A Modest Question 4: American Dreams

Joe Doakes from Como Park continues:

The most famous American Black Man’s Dream was, of course, brilliantly articulated by Rev. Dr. Martin Luther King, Jr., who said:

“I say to you today, my friends, even though we face the difficulties of today and tomorrow, I still have a dream.  It is a dream deeply rooted in the American dream.  I have a dream that one day this nation will rise up, live out the true meaning of its creed: ‘We hold these truths to be self-evident, that all men are created equal’. . . I have a dream that my four little children will one day live in a nation where they will not be judged by the color of their skin, but by the content of their character.”

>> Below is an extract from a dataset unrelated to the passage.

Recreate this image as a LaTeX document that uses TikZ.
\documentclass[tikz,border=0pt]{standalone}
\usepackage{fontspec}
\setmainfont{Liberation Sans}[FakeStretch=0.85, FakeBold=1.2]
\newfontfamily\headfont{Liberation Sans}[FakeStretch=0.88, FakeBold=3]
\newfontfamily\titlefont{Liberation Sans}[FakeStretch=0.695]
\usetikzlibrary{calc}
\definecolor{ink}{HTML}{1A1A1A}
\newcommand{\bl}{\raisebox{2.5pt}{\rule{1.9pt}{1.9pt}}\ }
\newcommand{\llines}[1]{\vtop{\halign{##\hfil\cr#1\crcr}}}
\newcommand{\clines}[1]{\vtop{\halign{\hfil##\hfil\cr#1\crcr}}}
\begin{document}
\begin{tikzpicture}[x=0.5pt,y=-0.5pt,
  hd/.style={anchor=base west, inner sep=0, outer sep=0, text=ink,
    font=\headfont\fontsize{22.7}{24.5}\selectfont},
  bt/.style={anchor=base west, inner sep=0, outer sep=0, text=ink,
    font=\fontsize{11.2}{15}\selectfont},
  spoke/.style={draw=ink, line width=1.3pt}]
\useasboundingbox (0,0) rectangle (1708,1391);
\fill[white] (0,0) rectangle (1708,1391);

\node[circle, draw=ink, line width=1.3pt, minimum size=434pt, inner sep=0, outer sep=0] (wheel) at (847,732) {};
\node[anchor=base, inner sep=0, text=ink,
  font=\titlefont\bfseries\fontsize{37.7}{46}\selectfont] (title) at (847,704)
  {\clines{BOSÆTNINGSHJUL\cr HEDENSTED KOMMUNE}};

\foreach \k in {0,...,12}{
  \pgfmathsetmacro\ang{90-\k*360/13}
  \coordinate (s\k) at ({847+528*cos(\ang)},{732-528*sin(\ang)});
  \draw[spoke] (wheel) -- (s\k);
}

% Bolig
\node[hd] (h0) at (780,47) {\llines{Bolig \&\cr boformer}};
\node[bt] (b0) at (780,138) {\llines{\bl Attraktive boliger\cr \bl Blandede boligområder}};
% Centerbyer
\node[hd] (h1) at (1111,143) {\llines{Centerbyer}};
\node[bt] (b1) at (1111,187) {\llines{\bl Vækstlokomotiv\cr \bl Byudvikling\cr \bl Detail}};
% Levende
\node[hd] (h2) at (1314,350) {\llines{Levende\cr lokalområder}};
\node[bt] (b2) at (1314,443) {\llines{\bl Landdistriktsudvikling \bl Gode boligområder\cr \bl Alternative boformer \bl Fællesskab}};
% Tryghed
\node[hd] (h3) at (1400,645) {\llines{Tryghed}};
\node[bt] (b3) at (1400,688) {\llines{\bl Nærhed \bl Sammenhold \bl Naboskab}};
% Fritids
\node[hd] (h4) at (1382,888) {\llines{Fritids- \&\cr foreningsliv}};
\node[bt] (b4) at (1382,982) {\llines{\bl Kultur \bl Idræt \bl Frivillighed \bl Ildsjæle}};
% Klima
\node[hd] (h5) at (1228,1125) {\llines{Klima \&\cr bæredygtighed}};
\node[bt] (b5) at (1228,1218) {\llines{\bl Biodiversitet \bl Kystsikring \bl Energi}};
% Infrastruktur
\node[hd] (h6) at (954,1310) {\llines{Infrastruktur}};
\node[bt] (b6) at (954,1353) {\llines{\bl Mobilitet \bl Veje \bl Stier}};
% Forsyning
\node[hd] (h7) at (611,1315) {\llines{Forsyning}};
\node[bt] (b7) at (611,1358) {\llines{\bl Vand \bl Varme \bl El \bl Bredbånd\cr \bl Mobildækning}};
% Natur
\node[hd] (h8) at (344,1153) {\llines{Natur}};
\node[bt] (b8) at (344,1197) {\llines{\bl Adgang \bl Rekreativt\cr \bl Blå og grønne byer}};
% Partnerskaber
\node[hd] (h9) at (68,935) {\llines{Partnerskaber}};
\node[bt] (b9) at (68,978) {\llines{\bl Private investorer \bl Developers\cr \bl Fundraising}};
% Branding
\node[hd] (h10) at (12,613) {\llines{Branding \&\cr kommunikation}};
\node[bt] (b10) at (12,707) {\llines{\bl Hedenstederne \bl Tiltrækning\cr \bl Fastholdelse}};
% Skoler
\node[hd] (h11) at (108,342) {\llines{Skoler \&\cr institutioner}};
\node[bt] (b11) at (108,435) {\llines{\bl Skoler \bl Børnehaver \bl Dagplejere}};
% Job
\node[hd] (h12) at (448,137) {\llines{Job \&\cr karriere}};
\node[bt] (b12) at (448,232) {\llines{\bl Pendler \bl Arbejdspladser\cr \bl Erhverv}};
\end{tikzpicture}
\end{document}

Look at the headlines:  can any Black civil rights “leader” honestly claim to share Dr. King’s dream?  Does any politician?  Hollywood?  The Media?  Or isn’t it more likely “Black Lives Matter” would find his dream to be patronizing, judge his goals too modest?  Wouldn’t Al Sharpton still insist on a Token Black in the Academy Awards?  Wouldn’t Democrat staffers lump Dr. King with Dr. Carson as Oreos, Uncle Toms, House Negros, wanting to act White?

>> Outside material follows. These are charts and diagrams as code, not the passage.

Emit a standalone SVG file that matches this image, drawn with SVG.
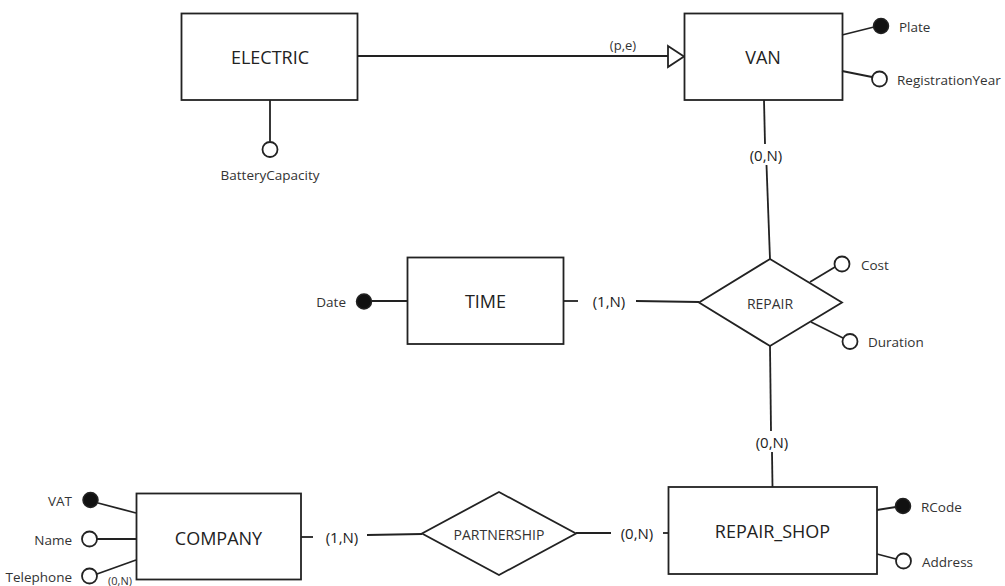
<svg xmlns="http://www.w3.org/2000/svg" width="1005" height="586" viewBox="0 0 1005 586">
<style>
.box{fill:#fff;stroke:#222;stroke-width:1.8}
.ln{fill:none;stroke:#222;stroke-width:1.8}
.key{fill:#111;stroke:#222;stroke-width:1.5}
.att{fill:#fff;stroke:#222;stroke-width:1.8}
.ent{font-family:"Open Sans","Noto Sans",sans-serif;font-size:18px;fill:#222;text-anchor:middle;dominant-baseline:central}
.rel{font-family:"Open Sans","Noto Sans",sans-serif;font-size:14px;fill:#333;text-anchor:middle;dominant-baseline:central}
.lab{font-family:"Open Sans","Noto Sans",sans-serif;font-size:13.5px;fill:#333;dominant-baseline:central}
.card{font-family:"Open Sans","Noto Sans",sans-serif;font-size:15px;fill:#222;text-anchor:middle;dominant-baseline:central}
</style>
<rect width="1005" height="586" fill="#fff"/>
<g id="connectors">
  <line class="ln" x1="357" y1="56" x2="669" y2="56"/>
  <polygon points="668,46 684,56.5 668,67" fill="#fff" stroke="#222" stroke-width="1.8"/>
  <text class="lab" x="623" y="45" text-anchor="middle" style="font-size:13px">(p,e)</text>
  <line class="ln" x1="764" y1="100" x2="765" y2="144"/>
  <text class="card" x="766" y="155">(0,N)</text>
  <line class="ln" x1="766.5" y1="165" x2="770" y2="259"/>
  <line class="ln" x1="563" y1="301" x2="578" y2="301"/>
  <text class="card" x="609" y="301">(1,N)</text>
  <line class="ln" x1="636" y1="301" x2="699" y2="302"/>
  <line class="ln" x1="770" y1="346" x2="771" y2="431"/>
  <text class="card" x="772" y="442">(0,N)</text>
  <line class="ln" x1="772" y1="452" x2="772.5" y2="487"/>
  <line class="ln" x1="301" y1="537" x2="313" y2="537"/>
  <text class="card" x="342" y="537">(1,N)</text>
  <line class="ln" x1="367" y1="535" x2="422" y2="534"/>
  <line class="ln" x1="576" y1="533" x2="611" y2="533"/>
  <text class="card" x="637" y="533">(0,N)</text>
  <line class="ln" x1="663" y1="533" x2="668" y2="533"/>
</g>
<g id="electric">
  <rect class="box" x="181.5" y="13.5" width="176" height="86.5"/>
  <text class="ent" x="270" y="57">ELECTRIC</text>
  <line class="ln" x1="270" y1="100" x2="270" y2="141.5"/>
  <circle class="att" cx="270" cy="149.5" r="7.5"/>
  <text class="lab" x="270" y="175" text-anchor="middle">BatteryCapacity</text>
</g>
<g id="van">
  <rect class="box" x="684.5" y="13.5" width="158" height="86.5"/>
  <text class="ent" x="763" y="57">VAN</text>
  <line class="ln" x1="842" y1="35" x2="874" y2="27"/>
  <circle class="key" cx="881" cy="26" r="7.5"/>
  <text class="lab" x="899" y="26.5">Plate</text>
  <line class="ln" x1="842" y1="71" x2="872" y2="77"/>
  <circle class="att" cx="879.5" cy="79" r="7.5"/>
  <text class="lab" x="897" y="79.5">RegistrationYear</text>
</g>
<g id="time">
  <rect class="box" x="407.5" y="257.5" width="156" height="86.5"/>
  <text class="ent" x="485.5" y="301">TIME</text>
  <line class="ln" x1="372" y1="301" x2="407" y2="301"/>
  <circle class="key" cx="364" cy="301.5" r="7.5"/>
  <text class="lab" x="346" y="301.5" text-anchor="end">Date</text>
</g>
<g id="repair">
  <polygon class="box" points="770,259 842,302.5 770,346 699,302.5"/>
  <text class="rel" x="770" y="303">REPAIR</text>
  <line class="ln" x1="810" y1="282" x2="835" y2="267"/>
  <circle class="att" cx="842" cy="264" r="7.5"/>
  <text class="lab" x="861" y="264.5">Cost</text>
  <line class="ln" x1="811" y1="322" x2="843" y2="338"/>
  <circle class="att" cx="850" cy="341.5" r="7.5"/>
  <text class="lab" x="868" y="342">Duration</text>
</g>
<g id="repair_shop">
  <rect class="box" x="668.5" y="487" width="208.5" height="87"/>
  <text class="ent" x="772.5" y="530.5">REPAIR_SHOP</text>
  <line class="ln" x1="877" y1="510" x2="896" y2="507"/>
  <circle class="key" cx="903" cy="506" r="7.5"/>
  <text class="lab" x="921" y="506.5">RCode</text>
  <line class="ln" x1="877" y1="554" x2="896" y2="559"/>
  <circle class="att" cx="903.5" cy="561" r="7.5"/>
  <text class="lab" x="922" y="561.5">Address</text>
</g>
<g id="partnership">
  <polygon class="box" points="499,492 576,533.5 499,575 422,533.5"/>
  <text class="rel" x="499" y="534">PARTNERSHIP</text>
</g>
<g id="company">
  <rect class="box" x="136.5" y="493.5" width="164.5" height="86"/>
  <text class="ent" x="218.5" y="537.5">COMPANY</text>
  <line class="ln" x1="98" y1="503" x2="136" y2="513"/>
  <circle class="key" cx="90.5" cy="500" r="7.5"/>
  <text class="lab" x="72" y="500.5" text-anchor="end">VAT</text>
  <line class="ln" x1="97" y1="539" x2="136" y2="539"/>
  <circle class="att" cx="89.5" cy="539" r="7.5"/>
  <text class="lab" x="72" y="539.5" text-anchor="end">Name</text>
  <line class="ln" x1="97" y1="574" x2="136" y2="560"/>
  <circle class="att" cx="89.5" cy="576" r="7.5"/>
  <text class="lab" x="72" y="576.5" text-anchor="end">Telephone</text>
  <text class="lab" x="120" y="580.5" text-anchor="middle" style="font-size:11px">(0,N)</text>
</g>
</svg>
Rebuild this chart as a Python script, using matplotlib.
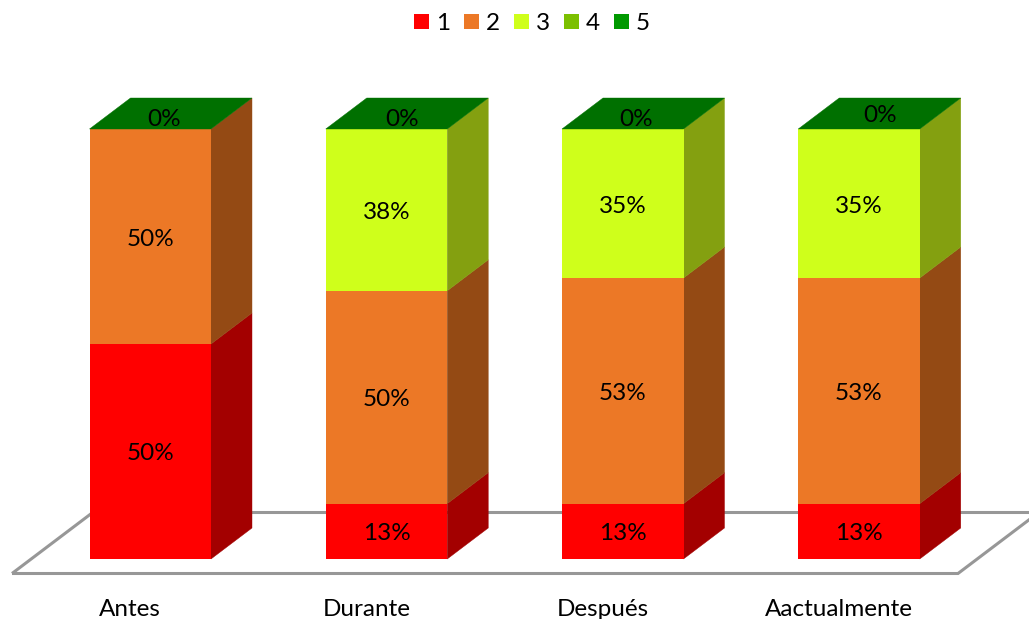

Modern White Americans proved they have embraced Dr. King’s dream by electing a Black man President not just once, but twice.  But what dream do modern Black Americans embrace?

Joe Doakes

Historically speaking, it’s kind of an anomaly…

2 thoughts on “A Modest Question 4: American Dreams

  1. King believed that a just people can create unjust laws and institutions. Get rid of the unjust laws and institutions, and everything would be okey-dokey.
    Today’s civil rights leaders seem to believe the opposite. People are inherently unjust (‘structural racism’, ‘white privilege’), but they can create just laws and institutions, and these just laws and institutions can make everything okey-dokey.

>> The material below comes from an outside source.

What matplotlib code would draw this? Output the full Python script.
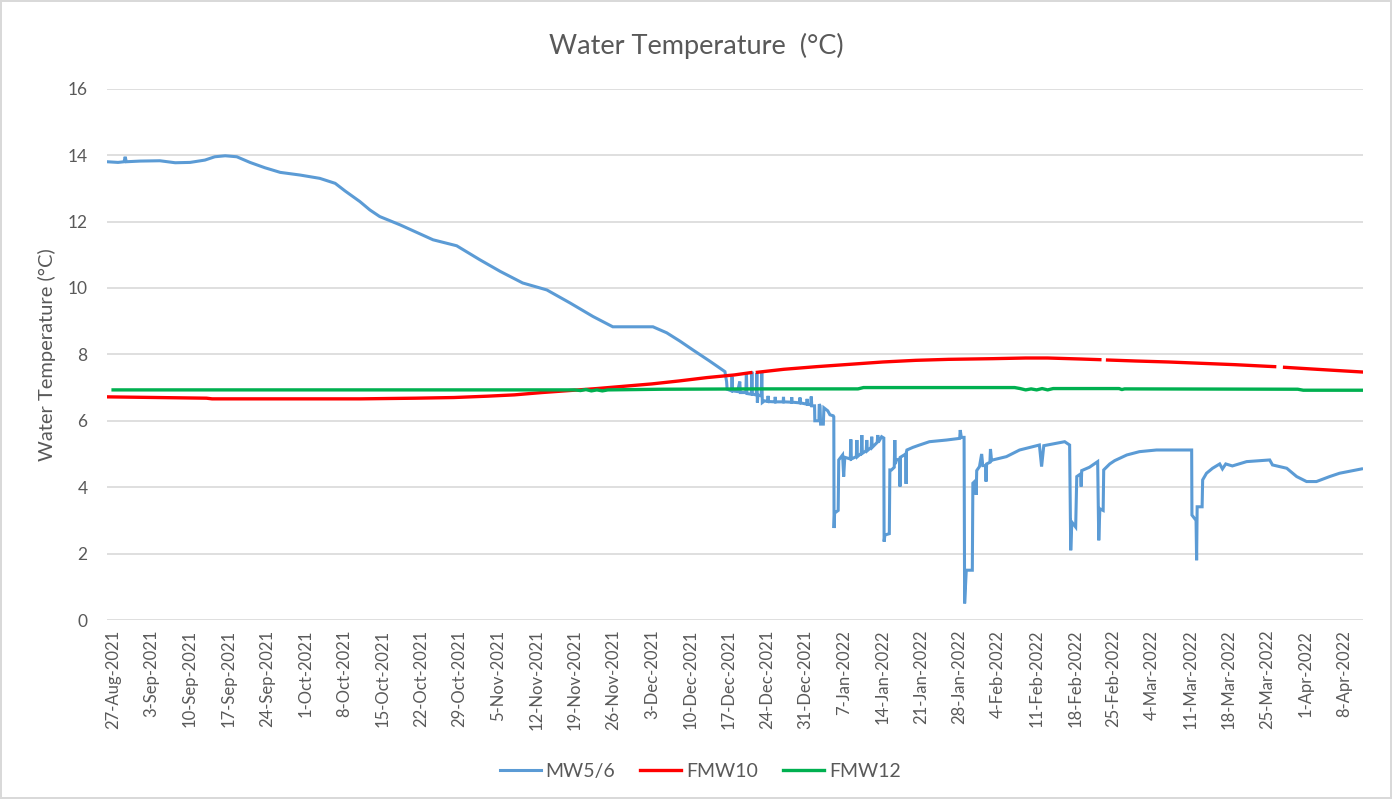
import numpy as np
import pandas as pd
import matplotlib
matplotlib.use('Agg')
import matplotlib.pyplot as plt

# x values are days since 27-Aug-2021
start_date = pd.Timestamp('2021-08-27')

# MW5/6
mw_day = [-1.1, 0.9, 2.0, 2.2, 2.4, 4.9, 8.5, 11.3, 14.0, 16.7, 18.5, 20.4, 22.5, 24.9,
          27.6, 30.4, 34.0, 37.6, 40.4, 42.2, 44.9, 46.7, 48.5, 52.2, 58.2, 62.5, 66.7,
          70.4, 74.5, 78.9, 83.1, 87.3, 90.9, 98.2, 100.7, 103.1, 105.5, 108.5, 111.3,
          111.6, 111.7,
          112.5, 112.6, 112.7, 113.6, 114.0, 114.1, 115.1, 115.2, 115.3, 116.1, 116.2,
          116.3, 117.0, 117.1, 117.2, 117.3, 117.9, 118.0, 118.1, 118.5,
          119.1, 119.15, 119.2, 120.4, 120.45, 120.5, 121.9, 121.95, 122.0, 123.4,
          123.45, 123.5, 124.9, 124.95, 125.0, 126.2, 126.25, 126.3,
          126.9, 127.0, 127.1, 127.6, 127.65, 128.4, 128.45, 128.6, 128.7, 129.2,
          129.3, 130.0, 130.4, 131.0,
          131.1, 131.15, 131.25, 131.9, 132.0, 132.7, 132.9, 133.1,
          134.1, 134.2, 134.3, 135.2, 135.3, 135.4, 136.1, 136.2, 136.3, 137.0, 137.1,
          137.2, 137.9, 138.0, 138.1, 139.0, 139.1, 139.2,
          139.8, 140.2, 140.25, 140.4, 141.2, 141.3,
          141.6, 142.1, 142.2, 142.3, 142.5, 143.1, 143.15, 143.2, 144.2, 144.25,
          144.3, 144.4, 145.5, 146.7, 148.5, 151.6, 154.0, 154.1, 154.3, 154.8,
          154.9, 155.2, 156.3, 156.4, 156.9, 157.0, 157.1, 157.6, 158.0, 158.2,
          158.7, 158.8, 158.9, 159.5, 159.6, 159.8, 160.0, 162.5, 164.9, 168.5,
          168.9, 169.3, 173.1, 174.0, 174.2, 174.4, 175.1, 175.3, 176.0, 176.1,
          176.2, 177.6, 179.1, 179.3, 179.5, 180.1, 180.2, 181.3, 182.2, 184.4,
          186.7, 189.8, 196.2, 196.25, 197.0, 197.1, 197.2, 198.1, 198.2, 198.9,
          200.0, 201.3, 201.8, 202.4, 203.6, 206.2, 210.4, 210.9, 213.5, 215.3,
          217.1, 218.9, 221.3, 223.1, 227.1]
mw_temp = [13.80, 13.78, 13.80, 13.95, 13.80, 13.82, 13.83, 13.77, 13.78, 13.85, 13.95,
           13.98, 13.95, 13.78, 13.62, 13.48, 13.40, 13.30, 13.15, 12.92, 12.60, 12.35,
           12.15, 11.90, 11.45, 11.27, 10.85, 10.50, 10.15, 9.94, 9.55, 9.14, 8.83,
           8.83, 8.65, 8.40, 8.13, 7.80, 7.48, 7.18, 6.95,
           6.90, 7.33, 6.90, 6.88, 7.18, 6.85, 6.85, 7.44, 6.82, 6.80, 7.48,
           6.80, 6.78, 7.44, 6.55, 6.78, 6.75, 7.48, 6.55, 6.60,
           6.58, 6.75, 6.58, 6.57, 6.72, 6.57, 6.57, 6.72, 6.57, 6.56,
           6.71, 6.56, 6.54, 6.70, 6.54, 6.50, 6.66, 6.50,
           6.48, 6.73, 6.45, 6.45, 6.00, 6.00, 6.50, 6.45, 5.90, 5.90,
           6.39, 6.30, 6.18, 6.15,
           6.12, 2.77, 3.22, 3.30, 4.82, 4.97, 4.32, 4.90,
           4.85, 5.44, 4.85, 4.92, 5.42, 4.92, 5.02, 5.57, 5.02, 5.10, 5.42,
           5.10, 5.20, 5.52, 5.20, 5.35, 5.57, 5.35,
           5.52, 5.48, 2.36, 2.56, 2.60, 4.52,
           4.52, 4.60, 5.42, 4.70, 4.82, 4.85, 4.02, 4.90, 5.00, 4.10,
           5.05, 5.12, 5.20, 5.27, 5.37, 5.42, 5.47, 5.72, 5.50, 5.50,
           0.50, 1.50, 1.50, 4.12, 4.20, 3.77, 4.50, 4.62, 5.00, 4.65,
           4.65, 4.17, 4.70, 4.75, 5.15, 4.80, 4.82, 4.92, 5.12, 5.27,
           4.62, 5.25, 5.37, 5.27, 2.10, 2.95, 2.80, 4.32, 4.40, 4.02,
           4.50, 4.60, 4.77, 2.40, 3.35, 3.30, 4.52, 4.70, 4.80, 4.97,
           5.07, 5.12, 5.12, 3.16, 3.00, 1.80, 3.41, 3.41, 4.22, 4.42,
           4.57, 4.70, 4.55, 4.70, 4.64, 4.77, 4.82, 4.67, 4.57, 4.32,
           4.17, 4.17, 4.32, 4.42, 4.55]

# FMW10 (NaN = missing readings)
fmw10_day = [-1.0, 8, 17, 18, 45, 55, 62, 68, 73, 78, 83, 88, 93, 98, 103, 108, 113,
             116.0, 116.6, 117.2, 122, 128, 134, 140, 146, 152, 160, 166, 170, 176,
             179.5, 180.2, 180.9, 186, 192, 198, 204, 210, 211.3, 212.2, 213.1, 218,
             223, 227.1]
fmw10_temp = [6.72, 6.70, 6.68, 6.66, 6.66, 6.68, 6.70, 6.74, 6.78, 6.85, 6.91, 6.97,
              7.04, 7.11, 7.20, 7.30, 7.38, 7.45, np.nan, 7.46, 7.55, 7.63, 7.70,
              7.77, 7.82, 7.85, 7.87, 7.89, 7.89, 7.86, 7.84, np.nan, 7.83, 7.80,
              7.77, 7.73, 7.69, 7.64, 7.63, np.nan, 7.61, 7.56, 7.51, 7.47]

# FMW12
fmw12_day = [0, 84, 85, 86, 87, 88, 89, 90, 100, 118, 135.5, 136.5, 164, 165, 166, 167,
             168, 169, 170, 171, 183, 183.5, 184, 215.5, 216.5, 227.1]
fmw12_temp = [6.93, 6.93, 6.91, 6.94, 6.90, 6.93, 6.90, 6.93, 6.95, 6.96, 6.96, 7.00,
              7.00, 6.97, 6.93, 6.96, 6.93, 6.97, 6.93, 6.97, 6.97, 6.94, 6.96, 6.95,
              6.92, 6.92]

tick_days = list(range(0, 225, 7))
tick_labels = []
for d in tick_days:
    t = start_date + pd.Timedelta(days=d)
    tick_labels.append(f"{t.day}-{t.strftime('%b-%Y')}")

text_col = '#595959'
plt.rcParams['font.family'] = ['Lato', 'DejaVu Sans']

fig = plt.figure(figsize=(13.92, 7.99), dpi=100)
fig.patch.set_edgecolor('#D9D9D9')
fig.patch.set_linewidth(1.5)
ax = fig.add_axes([0.0769, 0.224, 0.902, 0.665])

ax.plot(mw_day, mw_temp, color='#5B9BD5', lw=2.2, label='MW5/6', solid_joinstyle='miter')
ax.plot(fmw10_day, fmw10_temp, color='#FF0000', lw=2.4, label='FMW10')
ax.plot(fmw12_day, fmw12_temp, color='#00B050', lw=2.4, label='FMW12')

ax.set_xlim(-1.1, 227.3)
ax.set_ylim(0, 16)
ax.set_yticks(range(0, 17, 2))
ax.set_xticks(tick_days)
ax.set_xticklabels(tick_labels, rotation=90)
ax.grid(axis='y', color='#D9D9D9', lw=1.2)
ax.set_axisbelow(True)
for s in ax.spines.values():
    s.set_visible(False)
ax.tick_params(axis='both', length=0, colors=text_col, labelsize=12)
ax.tick_params(axis='y', pad=14, labelsize=12.5)
ax.tick_params(axis='x', pad=7)

ax.set_ylabel('Water Temperature (°C)', color=text_col, fontsize=14.5, labelpad=8)
fig.text(0.5, 0.943, 'Water Temperature  (°C)', ha='center', va='center',
         color=text_col, fontsize=19.5)

leg = fig.legend(loc='center', bbox_to_anchor=(0.503, 0.035), ncol=3, frameon=False,
                 fontsize=14, handlelength=2.1, handletextpad=0.25, columnspacing=1.3)
for t in leg.get_texts():
    t.set_color(text_col)

fig.savefig('out.png', dpi=100)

  2. I would grant that the “race hustling poverty pimps”, as Dr. Williams would call them, do not have the same vision that Dr. King did, but it strikes me that what we’re doing here is counter-productive. Again, the question is not what blacks want being different than what others want, but rather whether what we’re doing is the way to achieve this. Let’s go to where the community organizer in chief worked (so to speak) and ask “how’s this working out for the residents?”. Obviously the answer is “not too well”, and that opens up the question of “how can we fix this? What is our example to follow?”.